With the finish of eighth grade, the Calvert program ends, and things get a little more serious. This is a point of no return for homeschooling cruisers, and attrition surely sets in. Grades nine through 12 provide the transcript for college admissions offices, and at this stage, you’re forced to choose a provider: a boarding school, a correspondence school, or true homeschooling, in which you have all the responsibility. The Internet came along just in time. Correspondence school was our choice, and we’ve never looked back. We chose the program of the North Dakota Division of Independent Study, headquartered in Fargo, North Dakota. It provides a wonderful and complete course catalog, and the teachers are first-rate.
Regardless of which provider you choose, it’s good to get an entry application from the website of the college on which your child has set his or her sights. The freshest versions are generally available in September. Using this application as your target, you can chart the student’s next four years of instruction.
For us, the application process itself forced a rather unexpected change in cruising destinations. We found it impossible to seriously cruise during the year and a half preceding my son’s college application.

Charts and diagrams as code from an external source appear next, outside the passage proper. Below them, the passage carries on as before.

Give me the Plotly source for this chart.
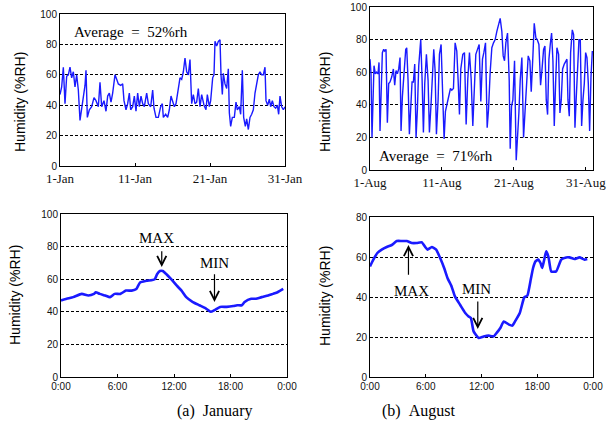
import plotly.graph_objects as go

# ---------------- DATA ----------------
# January hourly record: positions read along the month axis (pixels of the source chart) and %RH
jan_x_px = [180, 185, 190, 195, 200, 205, 210, 215, 220, 225, 230, 235, 240, 245, 250, 255, 258,
            262, 268, 275, 282, 288, 295, 300, 305, 312, 318, 323, 328, 333, 338, 345, 350, 355,
            362, 368, 372, 378, 383, 388, 392, 398, 403, 408, 413, 418, 423, 428, 433, 440, 445,
            452, 458, 462, 468, 475, 482, 487, 490, 497, 503, 508, 513, 518, 523, 528, 535, 540,
            545, 550, 555, 560, 565, 570, 575, 580, 585, 590, 595, 600, 605, 612, 618, 622, 628,
            632, 638, 642, 645, 650, 655, 660, 663, 667, 670, 675, 680, 685, 688, 692, 697, 703,
            708, 712, 718, 722, 727, 731, 736, 740, 745, 750, 755, 760, 765, 770, 775, 780, 785,
            790, 795, 798, 803, 808, 812, 817, 822, 827, 832, 836, 840, 845, 850, 855]
jan_rh = [47, 52, 65, 41, 59, 60, 65, 58, 62, 52, 60, 50, 30, 39, 46, 53, 63, 32, 37, 39, 45,
          43, 39, 55, 39, 43, 36, 46, 48, 42, 48, 60, 57, 54, 53, 54, 43, 37, 41, 48, 37, 39,
          46, 36, 48, 39, 46, 41, 39, 48, 41, 39, 50, 38, 32, 32, 39, 41, 32, 34, 32, 37, 46,
          42, 39, 41, 52, 58, 57, 62, 71, 62, 60, 70, 41, 47, 41, 42, 51, 39, 47, 40, 37, 47,
          39, 43, 58, 60, 82, 79, 82, 83, 60, 47, 61, 54, 51, 64, 35, 26, 32, 32, 42, 37, 39,
          34, 63, 32, 26, 31, 24, 32, 34, 37, 48, 54, 60, 62, 60, 60, 65, 43, 40, 44, 39, 43,
          39, 38, 40, 34, 46, 39, 37, 39]
jan_day = [1 + (p - 180) / 22.5 for p in jan_x_px]

# August hourly record
aug_x_px = [210, 213, 216, 220, 222, 226, 230, 234, 237, 240, 244, 247, 251, 254, 258, 262, 266,
            270, 275, 280, 284, 288, 292, 296, 300, 303, 307, 312, 317, 320, 324, 328, 332, 336,
            340, 344, 348, 352, 356, 362, 366, 370, 374, 379, 384, 388, 393, 397, 401, 405, 409,
            414, 418, 423, 427, 432, 436, 441, 446, 451, 455, 460, 465, 470, 474, 478, 482, 488,
            493, 498, 503, 508, 513, 518, 522, 527, 532, 537, 542, 547, 551, 556, 561, 565, 570,
            575, 580, 585, 590, 595, 600, 605, 609, 613, 617, 622, 627, 630, 634, 638, 643, 648,
            652, 656, 660, 665, 670, 674, 679, 684, 689, 693, 698, 702, 707, 711, 716, 721, 725,
            730, 734, 738, 742, 746, 750, 754, 758, 762, 766, 770, 775, 779, 783, 787, 792, 796,
            800, 803, 807, 811, 816, 820, 824, 828, 832, 836, 840, 844, 848, 852, 856, 860, 864,
            868, 872, 876]
aug_rh = [68, 59, 20, 43, 64, 59, 60, 59, 66, 24, 53, 72, 74, 73, 74, 29, 53, 54, 57, 62, 52, 61,
          59, 62, 69, 24, 45, 57, 74, 75, 55, 22, 39, 54, 54, 65, 20, 37, 64, 80, 56, 23, 53, 71,
          55, 23, 41, 61, 74, 61, 22, 43, 71, 77, 53, 19, 36, 41, 46, 50, 49, 50, 78, 73, 55, 34,
          62, 71, 72, 28, 56, 72, 56, 27, 47, 71, 74, 77, 42, 68, 72, 78, 26, 37, 60, 75, 78, 80,
          85, 89, 93, 85, 70, 67, 78, 84, 55, 13, 39, 43, 67, 6, 18, 35, 55, 69, 20, 35, 50, 70,
          67, 48, 70, 90, 81, 80, 77, 52, 61, 74, 76, 43, 34, 68, 77, 84, 67, 27, 53, 75, 71, 35,
          43, 62, 65, 67, 68, 43, 33, 72, 86, 83, 26, 45, 69, 80, 80, 27, 43, 53, 72, 69, 53, 24,
          57, 73]
aug_day = [1 + (p - 210) / 21.55 for p in aug_x_px]

# Average daily profiles (hour, %RH)
jan_hour = [0.0, 0.6, 1.3, 2.2, 2.9, 3.5, 3.7, 4.1, 4.7, 5.2, 5.7, 6.3, 6.9, 7.5, 8.0, 8.4, 9.1,
            9.96, 10.2, 10.5, 10.8, 11.2, 11.7, 12.3, 12.8, 13.3, 14.0, 14.7, 15.4, 15.9, 16.3,
            16.9, 17.6, 18.3, 18.7, 19.2, 19.5, 20.2, 20.7, 21.3, 22.0, 22.5, 23.0, 23.6]
jan_prof = [47, 48, 49, 51, 50, 51, 52, 51, 50, 49, 51, 51, 53, 53, 54, 58, 59, 60, 63, 65, 65,
            63, 60, 56, 53, 49, 46, 44, 42, 40, 41, 43, 43, 43.5, 44, 44, 46, 48, 48, 49, 50, 51,
            52, 54]
aug_hour = [0.0, 0.36, 0.79, 1.26, 1.8, 2.34, 2.88, 3.42, 3.96, 4.5, 5.04, 5.58, 5.94, 6.19,
            6.65, 7.12, 7.55, 7.98, 8.34, 8.78, 9.14, 9.71, 10.25, 10.61, 10.86, 11.15, 11.69,
            12.23, 12.77, 13.31, 13.67, 14.03, 14.39, 14.96, 15.32, 15.61, 16.12, 16.6, 16.94,
            17.3, 17.55, 17.81, 18.09, 18.35, 18.53, 18.71, 18.96, 19.21, 19.5, 20.04, 20.58,
            21.12, 21.47, 22.01, 22.55, 23.09, 23.38]
aug_prof = [55.3, 58.7, 62, 63.7, 65, 66, 68, 68, 68, 67, 67, 67.3, 65, 63.7, 65, 63.7, 59.5,
            54.5, 49.5, 45.3, 40.3, 36, 32, 30.3, 29.5, 22.8, 19.5, 20.3, 20.7, 20.3, 22.3, 24.5,
            27.8, 26.2, 25.7, 27.8, 32, 39.8, 40.7, 48.7, 54.5, 57.8, 58.7, 57, 54.5, 57.8, 62.8,
            60, 52.8, 52.8, 58.7, 59.8, 59.8, 59, 59.8, 58.7, 59, 59.8, 60]

jan_ticks = [1, 11, 21, 31]
jan_ticktext = ["1-Jan", "11-Jan", "21-Jan", "31-Jan"]
aug_ticks = [1, 11, 21, 31]
aug_ticktext = ["1-Aug", "11-Aug", "21-Aug", "31-Aug"]
hour_ticks = [0, 6, 12, 18, 24]
hour_ticktext = ["0:00", "6:00", "12:00", "18:00", "0:00"]

W, H = 615, 436
BLUE = "#1a1aff"

def px_x(a, b):
    return [a / W, b / W]

def px_y(top, bottom):
    return [(H - bottom) / H, (H - top) / H]

fig = go.Figure()
fig.add_trace(go.Scatter(x=jan_day, y=jan_rh, mode="lines", xaxis="x", yaxis="y",
                         line=dict(color=BLUE, width=1.4), showlegend=False))
fig.add_trace(go.Scatter(x=aug_day, y=aug_rh, mode="lines", xaxis="x2", yaxis="y2",
                         line=dict(color=BLUE, width=1.4), showlegend=False))
fig.add_trace(go.Scatter(x=jan_hour, y=jan_prof, mode="lines", xaxis="x3", yaxis="y3",
                         line=dict(color=BLUE, width=2.6, shape="spline", smoothing=0.5),
                         showlegend=False))
fig.add_trace(go.Scatter(x=aug_hour, y=aug_prof, mode="lines", xaxis="x4", yaxis="y4",
                         line=dict(color=BLUE, width=2.6, shape="spline", smoothing=0.4),
                         showlegend=False))

tickfont = dict(family="Liberation Sans", size=10, color="#111")
datefont = dict(family="Liberation Serif", size=13, color="#111")

def xax(domain, anchor, rng, tv, tt, font):
    return dict(domain=domain, anchor=anchor, range=rng, tickvals=tv, ticktext=tt,
                ticks="inside", ticklen=3, tickcolor="black", showgrid=False,
                showline=True, linecolor="black", linewidth=1, mirror=True,
                zeroline=False, tickfont=font, fixedrange=True, automargin=False)

def yax(domain, anchor, rng, dtick):
    return dict(domain=domain, anchor=anchor, range=rng, dtick=dtick, ticks="",
                showgrid=True, gridcolor="black", gridwidth=1, griddash="3px,2px",
                showline=True, linecolor="black", linewidth=1, mirror=True,
                zeroline=False, tickfont=tickfont, fixedrange=True, automargin=False)

fig.update_layout(
    width=W, height=H, margin=dict(l=0, r=0, t=0, b=0, pad=0, autoexpand=False),
    paper_bgcolor="white", plot_bgcolor="white",
    xaxis=xax(px_x(60, 285), "y", [1, 31], jan_ticks, jan_ticktext, datefont),
    yaxis=yax(px_y(14, 166), "x", [0, 100], 20),
    xaxis2=xax(px_x(370, 593), "y2", [1, 32], aug_ticks, aug_ticktext, datefont),
    yaxis2=yax(px_y(7, 170), "x2", [0, 100], 20),
    xaxis3=xax(px_x(61, 287), "y3", [0, 24], hour_ticks, hour_ticktext, tickfont),
    yaxis3=yax(px_y(214, 377), "x3", [0, 100], 20),
    xaxis4=xax(px_x(370, 593), "y4", [0, 24], hour_ticks, hour_ticktext, tickfont),
    yaxis4=yax(px_y(217, 377), "x4", [0, 80], 20),
)

serif = "Liberation Serif"
NB = "\u00a0"
ann = []
ann.append(dict(x=2.55, y=88.4, xref="x", yref="y", text=f"Average{NB}{NB}={NB}{NB}52%rh",
                showarrow=False, xanchor="left", yanchor="middle",
                font=dict(family=serif, size=15, color="black")))
ann.append(dict(x=2.0, y=8.6, xref="x2", yref="y2", text=f"Average{NB}{NB}={NB}{NB}71%rh",
                showarrow=False, xanchor="left", yanchor="middle",
                font=dict(family=serif, size=15, color="black")))

def arrow(xr, yr, x, ytip, ytail):
    return dict(x=x, y=ytip, ax=x, ay=ytail, xref=xr, yref=yr, axref=xr, ayref=yr,
                text="", showarrow=True, arrowhead=5, arrowsize=1.5, arrowwidth=1.2,
                arrowcolor="black")

def label(xr, yr, x, y, t):
    return dict(x=x, y=y, xref=xr, yref=yr, text=t, showarrow=False,
                font=dict(family=serif, size=15, color="black"))

ann += [label("x3", "y3", 10.1, 85, "MAX"), arrow("x3", "y3", 10.7, 67.5, 78),
        label("x3", "y3", 16.3, 70, "MIN"), arrow("x3", "y3", 16.3, 46, 64),
        label("x4", "y4", 4.5, 43.1, "MAX"), arrow("x4", "y4", 4.14, 66, 50.4),
        label("x4", "y4", 11.5, 43.8, "MIN"), arrow("x4", "y4", 11.6, 24, 38.5)]

def ytitle(xpx, ypx):
    return dict(x=xpx / W, y=(H - ypx) / H, xref="paper", yref="paper", text="Humidity (%RH)",
                textangle=-90, showarrow=False, xanchor="center", yanchor="middle",
                font=dict(family="Liberation Sans", size=14, color="black"))

ann += [ytitle(20, 102), ytitle(325, 102), ytitle(15, 295), ytitle(325, 296)]

ann.append(dict(x=175 / W, y=(H - 422) / H, xref="paper", yref="paper",
                text=f"(a){NB}{NB}January", showarrow=False,
                font=dict(family=serif, size=16, color="black")))
ann.append(dict(x=457 / W, y=(H - 422) / H, xref="paper", yref="paper",
                text=f"(b){NB}{NB}August", showarrow=False,
                font=dict(family=serif, size=16, color="black")))

fig.update_layout(annotations=ann)
fig.write_html("out.html")
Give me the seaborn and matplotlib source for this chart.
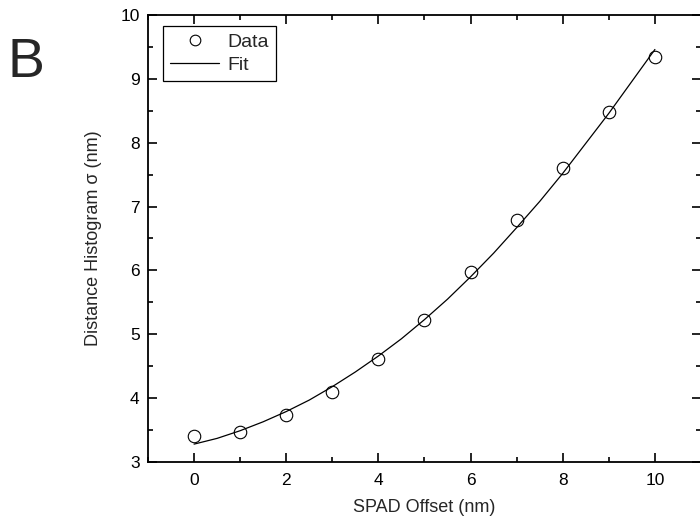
import numpy as np
import pandas as pd
from matplotlib import pyplot as plt
from matplotlib.ticker import MultipleLocator
import seaborn as sns

# measured points
offset = [0, 1, 2, 3, 4, 5, 6, 7, 8, 9, 10]
sigma = [3.41, 3.47, 3.74, 4.09, 4.62, 5.22, 5.98, 6.79, 7.61, 8.48, 9.34]

# fit curve
fit_x = [0, 0.5, 1, 1.5, 2, 2.5, 3, 3.5, 4, 4.5, 5,
         5.5, 6, 6.5, 7, 7.5, 8, 8.5, 9, 9.5, 10]
fit_y = [3.28, 3.37, 3.49, 3.63, 3.79, 3.97, 4.18, 4.41, 4.66, 4.93, 5.23,
         5.55, 5.90, 6.27, 6.67, 7.08, 7.52, 7.99, 8.46, 8.96, 9.46]

data = pd.DataFrame({"offset": offset, "sigma": sigma})
fit = pd.DataFrame({"offset": fit_x, "sigma": fit_y})

sns.set_style("ticks")
plt.rcParams["font.family"] = ["Liberation Sans", "DejaVu Sans"]

fig = plt.figure(figsize=(7, 5.28), dpi=100)
ax = fig.add_axes([0.2114, 0.125, 0.79, 0.8466])

sns.lineplot(data=data, x="offset", y="sigma", ax=ax, label="Data",
             marker="o", linestyle="", markersize=9, markerfacecolor="none",
             markeredgecolor="black", markeredgewidth=0.8, color="black")
sns.lineplot(data=fit, x="offset", y="sigma", ax=ax, label="Fit",
             color="black", linewidth=0.9)

ax.set_xlim(-1, 11)
ax.set_ylim(3, 10)
ax.xaxis.set_major_locator(MultipleLocator(2))
ax.xaxis.set_minor_locator(MultipleLocator(1))
ax.yaxis.set_major_locator(MultipleLocator(1))
ax.yaxis.set_minor_locator(MultipleLocator(0.5))
ax.tick_params(which="both", direction="in", top=True, right=True,
               width=1.2, colors="black", labelsize=12.5)
ax.tick_params(which="major", length=6.5)
ax.tick_params(which="minor", length=3.5)
ax.tick_params(axis="x", which="major", pad=8)
ax.tick_params(axis="y", which="major", pad=6)
for sp in ax.spines.values():
    sp.set_linewidth(1.3)
    sp.set_color("black")

ax.set_xlabel("SPAD Offset (nm)", fontsize=13, labelpad=8)
ax.set_ylabel("Distance Histogram σ (nm)", fontsize=13, labelpad=13)

leg = ax.legend(loc="upper left", bbox_to_anchor=(0.028, 0.975), fontsize=14,
                frameon=True, fancybox=False, edgecolor="black", framealpha=1,
                handlelength=2.5, handletextpad=0.45, borderpad=0.35,
                labelspacing=0.3, borderaxespad=0, markerscale=0.85)
leg.get_frame().set_linewidth(0.9)

fig.text(0.011, 0.855, "B", fontsize=40)

plt.savefig("out.png", dpi=100)
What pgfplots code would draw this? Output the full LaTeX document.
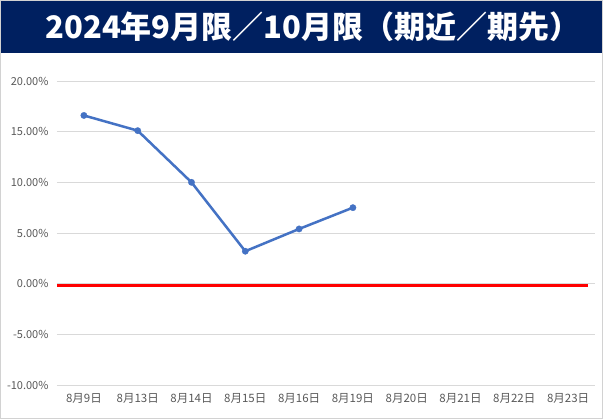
\documentclass[border=0pt]{standalone}
\usepackage{pgfplots}
\pgfplotsset{compat=1.18}
\usepackage{fontspec}
\setmainfont{Noto Sans CJK JP}
\definecolor{navy}{HTML}{002060}
\definecolor{xlblue}{HTML}{4472C4}
\definecolor{txtgray}{HTML}{595959}
\begin{document}
\begin{tikzpicture}[x=1pt,y=1pt]
\fill[white] (0,0) rectangle (603,419);
\draw[gray!35] (0.5,0.5) rectangle (602.5,418.5);
\fill[navy] (1,366) rectangle (602,418);
\node[white, font=\bfseries\fontsize{31}{36}\selectfont] at (313,392) {2024年9月限／10月限（期近／期先）};
\begin{axis}[
  at={(57pt,34pt)}, anchor=south west,
  scale only axis, width=538pt, height=304pt,
  xmin=-0.5, xmax=9.5, ymin=-10, ymax=20,
  axis line style={draw=none},
  tick style={draw=none},
  ymajorgrids, major grid style={draw=gray!30, line width=0.8pt},
  ytick={-10,-5,0,5,10,15,20},
  yticklabels={-10.00\%,-5.00\%,0.00\%,5.00\%,10.00\%,15.00\%,20.00\%},
  xtick={0,...,9},
  xticklabels={8月9日,8月13日,8月14日,8月15日,8月16日,8月19日,8月20日,8月21日,8月22日,8月23日},
  yticklabel style={font=\fontsize{11}{13}\selectfont, text=txtgray, xshift=-5pt},
  xticklabel style={font=\fontsize{11.5}{13}\selectfont, text=txtgray, yshift=-5pt},
  clip=false,
]
\addplot[red, line width=2.8pt] coordinates {(-0.5,-0.15) (9.37,-0.15)};
\addplot[xlblue, line width=2.5pt, mark=*, mark size=3.2pt, mark options={solid, fill=xlblue, draw=xlblue, line width=0.3pt}]
  coordinates {(0,16.6) (1,15.1) (2,10.0) (3,3.2) (4,5.4) (5,7.5)};
\end{axis}
\end{tikzpicture}
\end{document}
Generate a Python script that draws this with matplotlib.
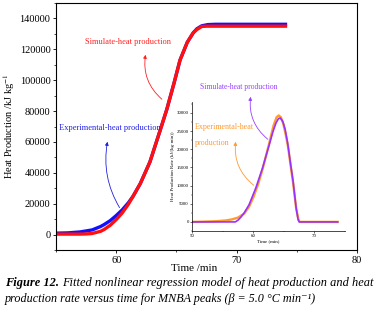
import matplotlib
matplotlib.use("Agg")
import matplotlib.pyplot as plt
from matplotlib.patches import FancyArrowPatch
from matplotlib.ticker import MultipleLocator

plt.rcParams['font.family'] = ['Liberation Serif', 'DejaVu Serif']
plt.rcParams['mathtext.fontset'] = 'stix'

# ---- main plot data: cumulative heat production (kJ/kg) vs time (min)
t_exp = [55, 56, 57, 58, 58.7, 59, 59.5, 60, 60.5, 61, 61.4, 62, 62.8, 63.67, 64.2,
         64.8, 65.3, 65.9, 66.4, 66.7, 67.1, 67.6, 68.25, 74.2]
q_exp = [900, 1100, 1700, 3000, 5200, 6500, 9000, 12300, 16000, 20500, 24800, 33000,
         47000, 68000, 81000, 98000, 113000, 124500, 130700, 133300, 135200, 136000,
         136200, 136200]
t_sim = [55, 56, 57, 57.5, 58, 58.7, 59, 59.5, 60, 60.5, 61, 61.4, 62, 62.8, 63.67, 64.2,
         64.8, 65.3, 65.9, 66.4, 66.7, 67.1, 67.5, 74.2]
q_sim = [300, 300, 300, 400, 700, 2100, 3300, 6000, 9700, 14000, 19500, 24800, 33000,
         47000, 68000, 81000, 98000, 113000, 124500, 130700, 132800, 134800, 135000,
         135000]

# ---- inset data: heat production rate vs time
rt_sim = [50, 57.05, 57.5, 58.0, 58.5, 59.3, 60.4, 61.5, 62.6, 63.2, 63.7, 64.1, 64.4,
          64.8, 65.2, 65.6, 66.0, 66.5, 67.0, 67.3, 67.5, 73.8]
r_sim = [0, 0, 500, 1400, 2500, 4750, 9350, 14850, 21250, 24800, 27200, 28400, 28600,
         27700, 25500, 21800, 17000, 11200, 3850, 800, 0, 0]
rt_exp = [50, 52, 54, 55.5, 56.5, 57.5, 58.5, 59.3, 60.0, 60.8, 61.5, 62.5, 63.3, 63.8,
          64.15, 64.5, 64.9, 65.3, 65.7, 66.1, 66.5, 67.0, 67.4, 67.6, 73.8]
r_exp = [0, 80, 200, 400, 700, 1200, 2300, 4200, 6800, 10500, 14500, 21000, 26500,
         28800, 29300, 28800, 27000, 24000, 20500, 15500, 10800, 3800, 500, 0, 0]

W, H = 378, 313
fig = plt.figure(figsize=(W / 100, H / 100), dpi=100)

def fx(px):
    return px / W

def fy(py):
    return 1 - py / H

ax = fig.add_axes([fx(56), fy(250), (357 - 56) / W, (250 - 3) / H])
ax.plot(t_exp, q_exp, color='#1010ff', lw=2.4, solid_capstyle='butt')
ax.plot(t_sim, q_sim, color='#ff1010', lw=2.4, solid_capstyle='butt')
ax.set_xlim(55, 80)
ax.set_ylim(-10000, 150000)
ax.set_xticks([60, 70, 80])
ax.set_yticks(range(0, 140001, 20000))
ax.xaxis.set_minor_locator(MultipleLocator(5))
ax.yaxis.set_minor_locator(MultipleLocator(10000))
ax.tick_params(which='both', direction='out', top=False, right=False, labelsize=7.5,
               pad=1.5)
ax.tick_params(which='major', length=2.5, width=0.6)
ax.tick_params(which='minor', length=1.5, width=0.5)
for s in ax.spines.values():
    s.set_linewidth(0.8)
ax.set_xlabel('Time /min', fontsize=8)
ax.xaxis.set_label_coords(0.46, -0.055)
ax.set_ylabel('Heat Production /kJ kg$^{-1}$', fontsize=7.5)
ax.yaxis.set_label_coords(-0.13, 0.5)

# ---- inset
ax2 = fig.add_axes([fx(192.3), fy(231), (345 - 192.3) / W, (231 - 102) / H])
ax2.patch.set_alpha(0)
ax2.plot(rt_exp, r_exp, color='#ff9a30', lw=1.7)
ax2.plot(rt_sim, r_sim, color='#9a30ff', lw=1.2)
ax2.set_xlim(50, 75)
ax2.set_ylim(-2500, 33000)
ax2.set_xticks([50, 60, 70])
ax2.set_yticks(range(0, 30001, 5000))
ax2.xaxis.set_minor_locator(MultipleLocator(5))
ax2.yaxis.set_minor_locator(MultipleLocator(2500))
ax2.spines['top'].set_visible(False)
ax2.spines['right'].set_visible(False)
for s in ax2.spines.values():
    s.set_linewidth(0.5)
ax2.tick_params(which='both', direction='out', labelsize=3.5, pad=1)
ax2.tick_params(which='major', length=1.5, width=0.4)
ax2.tick_params(which='minor', length=1, width=0.3)
ax2.set_xlabel('Time (min)', fontsize=3.5, labelpad=0.5)
ax2.set_ylabel('Heat Production Rate (kJ/(kg\u00b7min))', fontsize=3.5, labelpad=1)

# ---- annotations
red, blue, purple, orange = '#ff2020', '#2020e0', '#9a40ff', '#ff9a30'
fig.text(fx(128), fy(42), 'Simulate-heat production', color=red, fontsize=6,
         ha='center', va='center')
fig.text(fx(110), fy(128), 'Experimental-heat production', color=blue, fontsize=6,
         ha='center', va='center')
fig.text(fx(239), fy(87), 'Simulate-heat production', color=purple, fontsize=5.5,
         ha='center', va='center')
fig.text(fx(195), fy(127), 'Experimental-heat', color=orange, fontsize=5.8,
         ha='left', va='center')
fig.text(fx(195), fy(143), 'production', color=orange, fontsize=5.8,
         ha='left', va='center')

def arrow(p0, p1, color, rad):
    a = FancyArrowPatch((fx(p0[0]), fy(p0[1])), (fx(p1[0]), fy(p1[1])),
                        transform=fig.transFigure, arrowstyle='-|>',
                        mutation_scale=5, lw=0.6, color=color,
                        connectionstyle=f'arc3,rad={rad}')
    fig.add_artist(a)

arrow((164, 101), (146, 52), red, -0.3)
arrow((121, 210), (108, 139), blue, -0.2)
arrow((270, 141), (251, 94), purple, -0.3)
arrow((256, 187), (236, 139), orange, -0.3)

# ---- caption
fig.canvas.draw()
r = fig.canvas.get_renderer()
t1 = fig.text(fx(5), fy(283), 'Figure 12.', fontsize=8.9, style='italic',
              weight='bold', ha='left', va='center')
bb = t1.get_window_extent(r)
fig.text(bb.x1 / W + fx(3), fy(283),
         'Fitted nonlinear regression model of heat production and heat',
         fontsize=8.9, style='italic', ha='left', va='center')
fig.text(fx(5), fy(299),
         'production rate versus time for MNBA peaks (\u03b2 = 5.0 \u00b0C min\u207b\u00b9)',
         fontsize=8.7, style='italic', ha='left', va='center')

fig.savefig('out.png', dpi=100)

With SATs (Scholastic Assessment Tests), ACTs (American College Tests), five SAT IIs (focusing on specific subjects), two teacher’s recommendations, essays, and the very forms themselves, not to mention the schooling, we couldn’t be out and about for more than a couple of weeks.
We had to remove ourselves from horizon temptation, so we left Maine, sailed across the Gulf of Mexico, and anchored in Clear Lake, Texas. From there, we all went into the trenches, and my son was accepted as an “early decision” at Columbia University, in New York City. The following August, we took a mooring on the Hudson River, and my son traded his forepeak berth for a dorm room. This was our first “landfall.”
As my daughter was three years behind in the process, we knew we’d soon be harborbound again, this time in the Bahamas. There we focused on finishing the college-entrance voyage we started years ago. My daughter was accepted at the University of Pennsylvania, and we’re glowing with pride. This was our second and final landfall as seafaring homeschoolers.
Homeschooling has worked very well for our family. We found that if we taught the courses one subject at a time, we could better manage the interruptions that go with life afloat. The children made huge sacrifices, and their rewards were in question right up to the end. But as we look back, we see the advantages—such as being able to alter the traditional teaching process.
Generally speaking, a typical high-school course takes about six weeks to complete if it’s conducted nonstop. Of course, many subjects require two semesters to complete, and the time doubles. Yet it’s a real advantage to go “cover to cover” in this way because the subjects are better mastered when the concepts flow, and you don’t move on until each concept is worked out. Time management plays a part here, but things move more quickly when they’re compressed.
We found a manageable harmony in schooling the kids 12 months a year rather than the customary nine plus a long, relaxing summer break. Downtime for our students was most often linked to boat problems or passagemaking in those middle years. We moved around constantly, and they learned to cope. Later, as both kids became self-propelled as students, there were breaks for SAT preparation and testing. These tests go on forever, and the results aren’t taken lightly. Homeschoolers can do a lot with test prep, and ours did. That in itself is quite helpful.
To sailing families who plan to homeschool past the eighth grade, I offer a final word of encouragement and advice: Colleges that offer “need-blind admissions” (on merit only, without knowledge of your ability to pay) and “demonstrated-need assistance” (the difference between a family’s tuition contribution and the cost of attendance) are worthy of all the effort you and your children can make. These schools love diversity, and they offer tailored grants that will make all the difference financially.
The last bonus is, to us, the most apparent, and it’s one that played to the heart of our passion. We kept moving. For as travel opened the doors to learning, sailing became the teacher and the oceans became the classroom. This aspect develops with time and the ability to execute the passages. Thus, a good boat is the essential advantage.
Florida resident Lambert Block and his family have cruised the Pacific, Atlantic, and Indian oceans and the Caribbean Sea in their 38-foot sloop, Toucan, and, since 1991, in their Hallberg-Rassy 49, Flight.